## BEGIN Supplied material

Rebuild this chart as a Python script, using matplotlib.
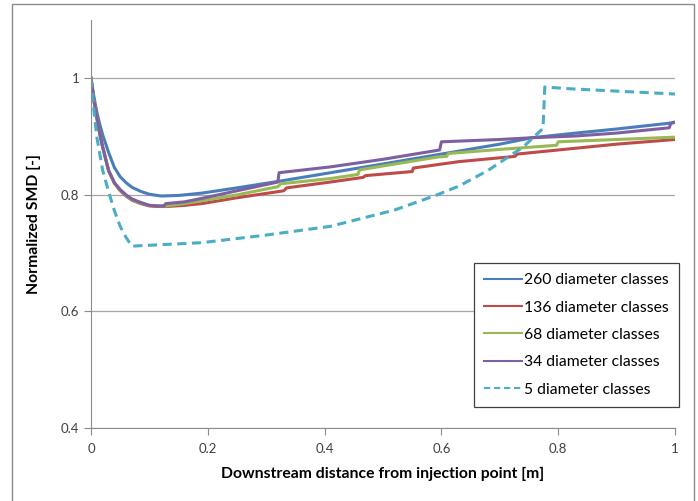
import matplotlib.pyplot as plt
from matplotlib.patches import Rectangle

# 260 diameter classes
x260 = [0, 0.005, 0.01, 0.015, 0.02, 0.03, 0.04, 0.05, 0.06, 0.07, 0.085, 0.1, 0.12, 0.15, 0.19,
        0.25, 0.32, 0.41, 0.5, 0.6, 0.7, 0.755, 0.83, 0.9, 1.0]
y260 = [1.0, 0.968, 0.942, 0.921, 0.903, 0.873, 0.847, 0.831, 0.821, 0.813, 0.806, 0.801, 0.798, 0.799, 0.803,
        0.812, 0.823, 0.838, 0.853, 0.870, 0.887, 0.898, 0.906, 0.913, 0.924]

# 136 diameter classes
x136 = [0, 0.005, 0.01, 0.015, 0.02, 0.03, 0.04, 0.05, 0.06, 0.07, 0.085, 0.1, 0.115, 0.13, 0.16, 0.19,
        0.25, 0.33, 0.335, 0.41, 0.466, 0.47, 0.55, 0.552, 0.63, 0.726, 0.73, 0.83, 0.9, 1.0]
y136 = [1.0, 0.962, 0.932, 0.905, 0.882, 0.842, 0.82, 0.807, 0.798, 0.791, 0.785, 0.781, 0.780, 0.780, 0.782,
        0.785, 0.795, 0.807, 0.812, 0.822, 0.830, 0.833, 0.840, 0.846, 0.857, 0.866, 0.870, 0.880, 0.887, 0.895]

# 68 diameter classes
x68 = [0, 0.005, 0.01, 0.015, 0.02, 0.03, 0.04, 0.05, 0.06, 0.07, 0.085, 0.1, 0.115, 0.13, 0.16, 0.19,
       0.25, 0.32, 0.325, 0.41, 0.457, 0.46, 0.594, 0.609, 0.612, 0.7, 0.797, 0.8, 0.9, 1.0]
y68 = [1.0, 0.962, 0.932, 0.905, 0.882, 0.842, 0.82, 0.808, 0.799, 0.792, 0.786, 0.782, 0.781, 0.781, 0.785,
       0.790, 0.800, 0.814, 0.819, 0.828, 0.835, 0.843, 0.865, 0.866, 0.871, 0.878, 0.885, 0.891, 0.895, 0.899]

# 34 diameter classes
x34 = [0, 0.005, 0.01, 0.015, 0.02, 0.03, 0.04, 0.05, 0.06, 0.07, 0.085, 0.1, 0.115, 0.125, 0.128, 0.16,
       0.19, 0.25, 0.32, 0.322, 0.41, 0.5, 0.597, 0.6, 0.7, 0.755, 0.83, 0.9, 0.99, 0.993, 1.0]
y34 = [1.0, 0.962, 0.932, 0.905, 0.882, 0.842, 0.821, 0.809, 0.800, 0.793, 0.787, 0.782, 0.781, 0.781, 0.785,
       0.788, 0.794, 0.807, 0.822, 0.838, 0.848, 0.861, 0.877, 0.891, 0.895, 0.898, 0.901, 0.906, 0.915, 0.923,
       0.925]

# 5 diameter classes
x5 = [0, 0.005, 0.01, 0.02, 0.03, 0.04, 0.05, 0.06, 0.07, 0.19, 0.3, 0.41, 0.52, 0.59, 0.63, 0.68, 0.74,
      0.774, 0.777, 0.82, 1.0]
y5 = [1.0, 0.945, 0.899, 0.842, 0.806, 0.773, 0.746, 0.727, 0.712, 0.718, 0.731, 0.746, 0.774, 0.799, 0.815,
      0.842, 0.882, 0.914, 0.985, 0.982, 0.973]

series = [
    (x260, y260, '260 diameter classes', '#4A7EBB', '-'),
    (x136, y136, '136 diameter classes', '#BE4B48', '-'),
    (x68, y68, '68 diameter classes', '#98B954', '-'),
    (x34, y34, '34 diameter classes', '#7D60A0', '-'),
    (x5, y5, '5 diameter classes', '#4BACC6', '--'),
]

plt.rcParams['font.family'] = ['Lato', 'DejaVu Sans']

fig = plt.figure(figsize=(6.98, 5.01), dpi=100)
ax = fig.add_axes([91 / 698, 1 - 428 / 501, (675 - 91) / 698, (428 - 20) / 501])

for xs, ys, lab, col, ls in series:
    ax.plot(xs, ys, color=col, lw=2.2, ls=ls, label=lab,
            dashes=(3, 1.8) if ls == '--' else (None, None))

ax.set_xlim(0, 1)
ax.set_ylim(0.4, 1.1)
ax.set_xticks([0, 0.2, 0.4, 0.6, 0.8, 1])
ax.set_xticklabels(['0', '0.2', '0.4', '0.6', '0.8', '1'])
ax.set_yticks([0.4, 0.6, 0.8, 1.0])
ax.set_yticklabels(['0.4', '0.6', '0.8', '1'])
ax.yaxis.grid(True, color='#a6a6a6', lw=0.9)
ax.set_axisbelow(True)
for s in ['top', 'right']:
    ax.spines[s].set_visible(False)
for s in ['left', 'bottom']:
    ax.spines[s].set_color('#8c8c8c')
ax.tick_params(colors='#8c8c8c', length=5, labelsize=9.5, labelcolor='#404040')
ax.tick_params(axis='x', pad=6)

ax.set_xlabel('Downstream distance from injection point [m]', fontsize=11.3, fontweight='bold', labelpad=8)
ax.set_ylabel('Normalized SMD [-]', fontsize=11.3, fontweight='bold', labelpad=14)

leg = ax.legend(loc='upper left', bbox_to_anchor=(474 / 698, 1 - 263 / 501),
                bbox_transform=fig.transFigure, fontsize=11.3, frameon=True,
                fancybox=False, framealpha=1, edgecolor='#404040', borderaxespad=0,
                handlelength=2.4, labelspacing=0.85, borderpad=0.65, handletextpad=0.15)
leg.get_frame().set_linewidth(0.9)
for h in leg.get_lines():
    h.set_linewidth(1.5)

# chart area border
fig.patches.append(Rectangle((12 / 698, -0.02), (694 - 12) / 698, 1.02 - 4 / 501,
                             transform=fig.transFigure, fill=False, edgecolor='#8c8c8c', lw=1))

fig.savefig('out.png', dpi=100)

## END Supplied material

● **Challenge**: Take the listing and print it again exactly, but without any pictures.

● **Correct response**:
Rebuild this chart as a Python script, using matplotlib.
import matplotlib.pyplot as plt
from matplotlib.patches import Rectangle

# 260 diameter classes
x260 = [0, 0.005, 0.01, 0.015, 0.02, 0.03, 0.04, 0.05, 0.06, 0.07, 0.085, 0.1, 0.12, 0.15, 0.19,
        0.25, 0.32, 0.41, 0.5, 0.6, 0.7, 0.755, 0.83, 0.9, 1.0]
y260 = [1.0, 0.968, 0.942, 0.921, 0.903, 0.873, 0.847, 0.831, 0.821, 0.813, 0.806, 0.801, 0.798, 0.799, 0.803,
        0.812, 0.823, 0.838, 0.853, 0.870, 0.887, 0.898, 0.906, 0.913, 0.924]

# 136 diameter classes
x136 = [0, 0.005, 0.01, 0.015, 0.02, 0.03, 0.04, 0.05, 0.06, 0.07, 0.085, 0.1, 0.115, 0.13, 0.16, 0.19,
        0.25, 0.33, 0.335, 0.41, 0.466, 0.47, 0.55, 0.552, 0.63, 0.726, 0.73, 0.83, 0.9, 1.0]
y136 = [1.0, 0.962, 0.932, 0.905, 0.882, 0.842, 0.82, 0.807, 0.798, 0.791, 0.785, 0.781, 0.780, 0.780, 0.782,
        0.785, 0.795, 0.807, 0.812, 0.822, 0.830, 0.833, 0.840, 0.846, 0.857, 0.866, 0.870, 0.880, 0.887, 0.895]

# 68 diameter classes
x68 = [0, 0.005, 0.01, 0.015, 0.02, 0.03, 0.04, 0.05, 0.06, 0.07, 0.085, 0.1, 0.115, 0.13, 0.16, 0.19,
       0.25, 0.32, 0.325, 0.41, 0.457, 0.46, 0.594, 0.609, 0.612, 0.7, 0.797, 0.8, 0.9, 1.0]
y68 = [1.0, 0.962, 0.932, 0.905, 0.882, 0.842, 0.82, 0.808, 0.799, 0.792, 0.786, 0.782, 0.781, 0.781, 0.785,
       0.790, 0.800, 0.814, 0.819, 0.828, 0.835, 0.843, 0.865, 0.866, 0.871, 0.878, 0.885, 0.891, 0.895, 0.899]

# 34 diameter classes
x34 = [0, 0.005, 0.01, 0.015, 0.02, 0.03, 0.04, 0.05, 0.06, 0.07, 0.085, 0.1, 0.115, 0.125, 0.128, 0.16,
       0.19, 0.25, 0.32, 0.322, 0.41, 0.5, 0.597, 0.6, 0.7, 0.755, 0.83, 0.9, 0.99, 0.993, 1.0]
y34 = [1.0, 0.962, 0.932, 0.905, 0.882, 0.842, 0.821, 0.809, 0.800, 0.793, 0.787, 0.782, 0.781, 0.781, 0.785,
       0.788, 0.794, 0.807, 0.822, 0.838, 0.848, 0.861, 0.877, 0.891, 0.895, 0.898, 0.901, 0.906, 0.915, 0.923,
       0.925]

# 5 diameter classes
x5 = [0, 0.005, 0.01, 0.02, 0.03, 0.04, 0.05, 0.06, 0.07, 0.19, 0.3, 0.41, 0.52, 0.59, 0.63, 0.68, 0.74,
      0.774, 0.777, 0.82, 1.0]
y5 = [1.0, 0.945, 0.899, 0.842, 0.806, 0.773, 0.746, 0.727, 0.712, 0.718, 0.731, 0.746, 0.774, 0.799, 0.815,
      0.842, 0.882, 0.914, 0.985, 0.982, 0.973]

series = [
    (x260, y260, '260 diameter classes', '#4A7EBB', '-'),
    (x136, y136, '136 diameter classes', '#BE4B48', '-'),
    (x68, y68, '68 diameter classes', '#98B954', '-'),
    (x34, y34, '34 diameter classes', '#7D60A0', '-'),
    (x5, y5, '5 diameter classes', '#4BACC6', '--'),
]

plt.rcParams['font.family'] = ['Lato', 'DejaVu Sans']

fig = plt.figure(figsize=(6.98, 5.01), dpi=100)
ax = fig.add_axes([91 / 698, 1 - 428 / 501, (675 - 91) / 698, (428 - 20) / 501])

for xs, ys, lab, col, ls in series:
    ax.plot(xs, ys, color=col, lw=2.2, ls=ls, label=lab,
            dashes=(3, 1.8) if ls == '--' else (None, None))

ax.set_xlim(0, 1)
ax.set_ylim(0.4, 1.1)
ax.set_xticks([0, 0.2, 0.4, 0.6, 0.8, 1])
ax.set_xticklabels(['0', '0.2', '0.4', '0.6', '0.8', '1'])
ax.set_yticks([0.4, 0.6, 0.8, 1.0])
ax.set_yticklabels(['0.4', '0.6', '0.8', '1'])
ax.yaxis.grid(True, color='#a6a6a6', lw=0.9)
ax.set_axisbelow(True)
for s in ['top', 'right']:
    ax.spines[s].set_visible(False)
for s in ['left', 'bottom']:
    ax.spines[s].set_color('#8c8c8c')
ax.tick_params(colors='#8c8c8c', length=5, labelsize=9.5, labelcolor='#404040')
ax.tick_params(axis='x', pad=6)

ax.set_xlabel('Downstream distance from injection point [m]', fontsize=11.3, fontweight='bold', labelpad=8)
ax.set_ylabel('Normalized SMD [-]', fontsize=11.3, fontweight='bold', labelpad=14)

leg = ax.legend(loc='upper left', bbox_to_anchor=(474 / 698, 1 - 263 / 501),
                bbox_transform=fig.transFigure, fontsize=11.3, frameon=True,
                fancybox=False, framealpha=1, edgecolor='#404040', borderaxespad=0,
                handlelength=2.4, labelspacing=0.85, borderpad=0.65, handletextpad=0.15)
leg.get_frame().set_linewidth(0.9)
for h in leg.get_lines():
    h.set_linewidth(1.5)

# chart area border
fig.patches.append(Rectangle((12 / 698, -0.02), (694 - 12) / 698, 1.02 - 4 / 501,
                             transform=fig.transFigure, fill=False, edgecolor='#8c8c8c', lw=1))

fig.savefig('out.png', dpi=100)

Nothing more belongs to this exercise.